**Task requirements:** Tally the lines that hold the word "this" and reply with that figure only.

**Data for processing:**

____________

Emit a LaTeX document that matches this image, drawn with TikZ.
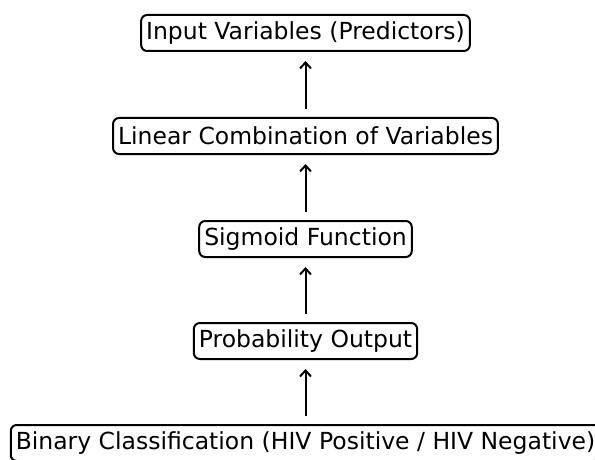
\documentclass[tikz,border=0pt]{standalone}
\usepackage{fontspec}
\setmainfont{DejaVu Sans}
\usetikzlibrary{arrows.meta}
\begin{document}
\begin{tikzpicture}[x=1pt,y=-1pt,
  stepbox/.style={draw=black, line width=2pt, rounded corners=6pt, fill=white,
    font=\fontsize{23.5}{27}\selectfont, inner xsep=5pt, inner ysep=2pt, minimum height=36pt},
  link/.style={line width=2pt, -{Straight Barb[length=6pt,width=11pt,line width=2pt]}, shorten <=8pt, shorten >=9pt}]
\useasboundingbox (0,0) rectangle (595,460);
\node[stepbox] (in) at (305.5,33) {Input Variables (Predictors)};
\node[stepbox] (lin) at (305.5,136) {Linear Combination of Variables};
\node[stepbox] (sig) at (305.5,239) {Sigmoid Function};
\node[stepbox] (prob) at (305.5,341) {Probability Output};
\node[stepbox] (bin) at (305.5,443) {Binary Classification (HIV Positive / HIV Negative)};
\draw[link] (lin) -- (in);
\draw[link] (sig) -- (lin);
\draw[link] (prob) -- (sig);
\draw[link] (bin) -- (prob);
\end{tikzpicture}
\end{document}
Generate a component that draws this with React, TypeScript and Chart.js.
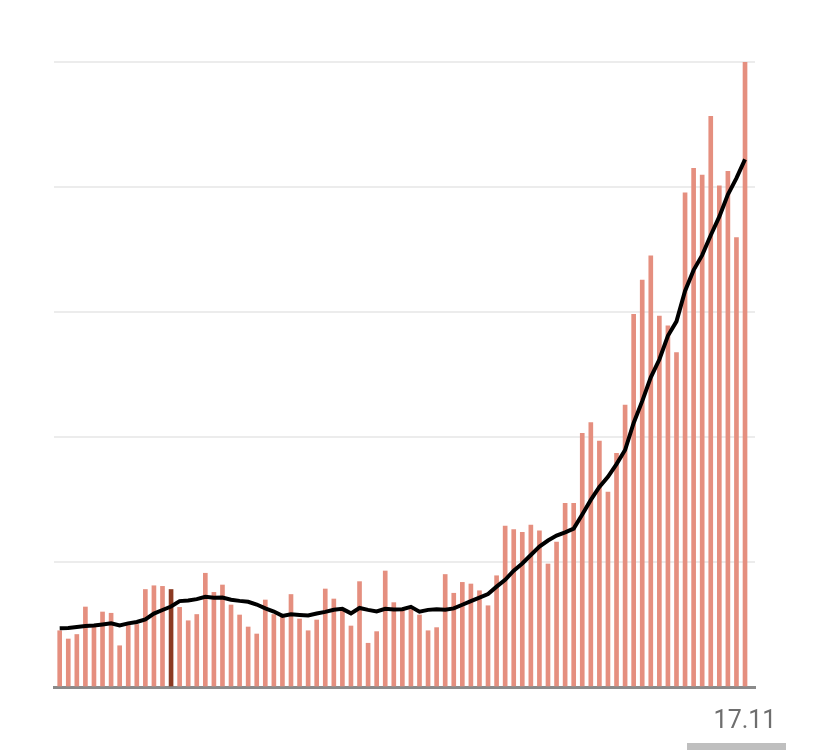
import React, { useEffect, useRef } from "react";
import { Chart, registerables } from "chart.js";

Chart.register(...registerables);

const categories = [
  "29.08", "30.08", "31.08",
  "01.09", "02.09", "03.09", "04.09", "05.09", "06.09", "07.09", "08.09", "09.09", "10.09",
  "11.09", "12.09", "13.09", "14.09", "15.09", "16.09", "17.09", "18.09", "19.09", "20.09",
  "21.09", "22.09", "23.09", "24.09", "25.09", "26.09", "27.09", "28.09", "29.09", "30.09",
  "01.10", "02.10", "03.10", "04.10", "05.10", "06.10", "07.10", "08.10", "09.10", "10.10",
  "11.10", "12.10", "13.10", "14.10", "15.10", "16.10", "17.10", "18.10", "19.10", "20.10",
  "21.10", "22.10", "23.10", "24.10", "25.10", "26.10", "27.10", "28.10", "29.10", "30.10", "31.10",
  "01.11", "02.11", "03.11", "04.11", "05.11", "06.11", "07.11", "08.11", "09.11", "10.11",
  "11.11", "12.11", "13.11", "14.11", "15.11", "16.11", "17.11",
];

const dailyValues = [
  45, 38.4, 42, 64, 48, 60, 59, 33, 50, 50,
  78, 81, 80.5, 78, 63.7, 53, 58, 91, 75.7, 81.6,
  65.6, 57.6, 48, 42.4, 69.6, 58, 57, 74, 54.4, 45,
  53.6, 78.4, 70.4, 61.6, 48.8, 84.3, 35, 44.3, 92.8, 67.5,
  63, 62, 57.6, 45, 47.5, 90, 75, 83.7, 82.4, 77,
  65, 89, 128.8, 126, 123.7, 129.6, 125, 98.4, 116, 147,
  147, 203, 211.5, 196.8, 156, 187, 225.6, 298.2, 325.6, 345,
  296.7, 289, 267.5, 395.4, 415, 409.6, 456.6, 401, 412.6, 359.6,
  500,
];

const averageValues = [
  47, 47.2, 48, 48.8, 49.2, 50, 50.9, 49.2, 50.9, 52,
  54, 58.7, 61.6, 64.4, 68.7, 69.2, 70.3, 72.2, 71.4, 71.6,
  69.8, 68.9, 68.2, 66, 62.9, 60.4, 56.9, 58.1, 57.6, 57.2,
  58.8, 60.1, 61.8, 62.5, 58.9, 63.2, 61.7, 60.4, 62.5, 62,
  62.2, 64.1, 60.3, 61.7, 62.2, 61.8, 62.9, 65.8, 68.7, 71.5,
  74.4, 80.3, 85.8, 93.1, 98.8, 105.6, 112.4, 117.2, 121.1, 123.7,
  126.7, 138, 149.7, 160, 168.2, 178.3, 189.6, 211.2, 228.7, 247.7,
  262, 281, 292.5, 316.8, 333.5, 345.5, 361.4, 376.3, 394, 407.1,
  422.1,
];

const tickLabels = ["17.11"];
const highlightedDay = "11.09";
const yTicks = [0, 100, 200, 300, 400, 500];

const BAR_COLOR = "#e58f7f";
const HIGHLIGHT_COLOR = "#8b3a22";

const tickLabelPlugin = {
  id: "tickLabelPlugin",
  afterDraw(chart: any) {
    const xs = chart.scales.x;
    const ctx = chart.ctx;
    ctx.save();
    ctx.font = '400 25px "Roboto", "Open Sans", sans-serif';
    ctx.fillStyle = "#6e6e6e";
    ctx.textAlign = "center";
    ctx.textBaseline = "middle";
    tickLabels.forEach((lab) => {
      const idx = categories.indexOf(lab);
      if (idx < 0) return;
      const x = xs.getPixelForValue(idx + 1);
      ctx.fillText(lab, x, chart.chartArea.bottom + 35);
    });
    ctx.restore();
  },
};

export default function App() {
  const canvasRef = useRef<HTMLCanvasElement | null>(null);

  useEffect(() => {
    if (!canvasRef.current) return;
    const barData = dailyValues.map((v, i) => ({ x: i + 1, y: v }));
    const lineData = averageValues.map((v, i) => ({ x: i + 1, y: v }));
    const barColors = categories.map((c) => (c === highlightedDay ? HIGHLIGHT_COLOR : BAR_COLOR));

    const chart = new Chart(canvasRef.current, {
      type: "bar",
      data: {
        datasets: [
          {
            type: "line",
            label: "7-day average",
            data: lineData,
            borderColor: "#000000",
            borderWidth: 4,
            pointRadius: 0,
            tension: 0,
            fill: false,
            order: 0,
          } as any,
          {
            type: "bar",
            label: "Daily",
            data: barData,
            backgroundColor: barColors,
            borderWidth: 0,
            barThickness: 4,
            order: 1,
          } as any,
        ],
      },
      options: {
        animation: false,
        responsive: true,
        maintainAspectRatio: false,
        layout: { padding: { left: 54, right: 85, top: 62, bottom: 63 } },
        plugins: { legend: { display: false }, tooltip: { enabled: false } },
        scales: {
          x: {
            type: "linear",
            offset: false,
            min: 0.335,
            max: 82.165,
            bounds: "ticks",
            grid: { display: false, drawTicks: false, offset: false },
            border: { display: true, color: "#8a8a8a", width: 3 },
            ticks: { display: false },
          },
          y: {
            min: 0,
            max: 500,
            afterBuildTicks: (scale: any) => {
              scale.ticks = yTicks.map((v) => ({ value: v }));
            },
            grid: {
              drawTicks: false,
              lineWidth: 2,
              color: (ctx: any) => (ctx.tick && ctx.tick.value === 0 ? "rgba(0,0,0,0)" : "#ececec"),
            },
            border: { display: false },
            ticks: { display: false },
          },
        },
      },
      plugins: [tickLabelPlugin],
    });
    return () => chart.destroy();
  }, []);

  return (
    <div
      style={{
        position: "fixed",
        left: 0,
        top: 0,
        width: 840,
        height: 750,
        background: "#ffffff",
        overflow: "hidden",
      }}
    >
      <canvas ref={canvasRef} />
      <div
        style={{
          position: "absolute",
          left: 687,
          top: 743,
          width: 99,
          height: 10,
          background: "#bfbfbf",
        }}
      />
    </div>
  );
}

____________

**Finished answer:** 2